Wednesday, August 2, 2017

57,000 Miles

We just bought a used car, sight unseen, from Anchorage. That's what people do in Kodiak.

As a part of our due diligence, I had an independent mechanic take a look at the car. 

"No problem," he reported. "That car has tons of life in it - only 57,000 miles."

And how's that for a difference from the sailing world. As I've reported before on this blog, when we bought Galactic we installed a new GPS in the cockpit and left the meter running. As of just now, we have about 51,600 sea miles on the clock.

That feels like a lot. On a traveling sailboat, fifty-odd thousand miles will carry you through several lifetimes worth of memories. And for all the questions we get in port, from general landlubber and dock queen alike, about any "really bad storms" that we might have encountered at sea, our experience is that fifty thousand miles of sailing will bring you moments transcendent and terrible in a ratio of about 100:1.

I'm sure that I'm not embellishing my memories here.

News flash: fifty thousand plus miles is nothing for a car, even though it's well more than twice the circumference of the earth. And you don't look for too many moments of transcendence along the way.

Anyway! Great to get a car, as a step towards setting ourselves up in this new life. I won't quite say "land life". Perhaps what we hope to be doing is setting ourselves up with a home port.

There's just one more difference that I'll note. Sailors tend to count miles as they apply to people, rather than to boats. When someone wants to demonstrate how totally salty they are, they drop numbers like "a hundred thousand sea miles". I've often thought that these self-reported numbers tend to be bollocks and as dependable as sailors' reports of wind speed ("it was blowing sixty!"). But it's another interesting difference between the lives of sea and dirt. Hard to imagine someone bragging that they've driven a half million miles.

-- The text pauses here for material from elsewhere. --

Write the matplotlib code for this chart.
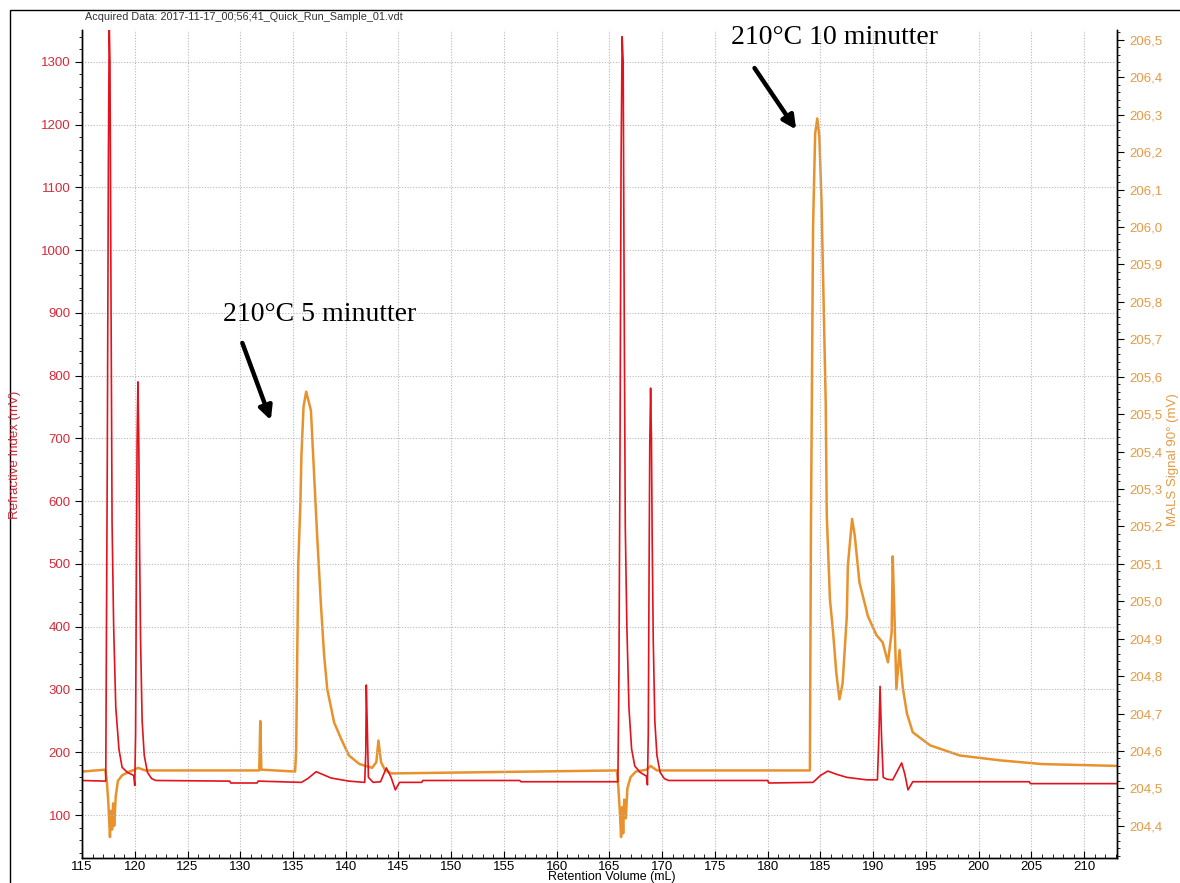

Alisa had the great insight that it would actually be cheaper for her and the boys to fly to Anchorage and bring the new car back to Kodiak on the ferry than it would be to ship the car over on the barge. So they got a visit to Anchorage out of the deal. Here they are, with the car safely strapped down and about to leave port.
Leaving Whittier on the ferry. Whittier is the town where I had my first job in Alaska, working on a cannery dock. 
Here and below - driving the new beastie off the ferry in Kodiak.

1 comment:

  1. "I've often thought that these self-reported numbers tend to be bollocks and as dependable as sailors' reports of wind speed.." Very true...a glance in the mirror oft times is revealing.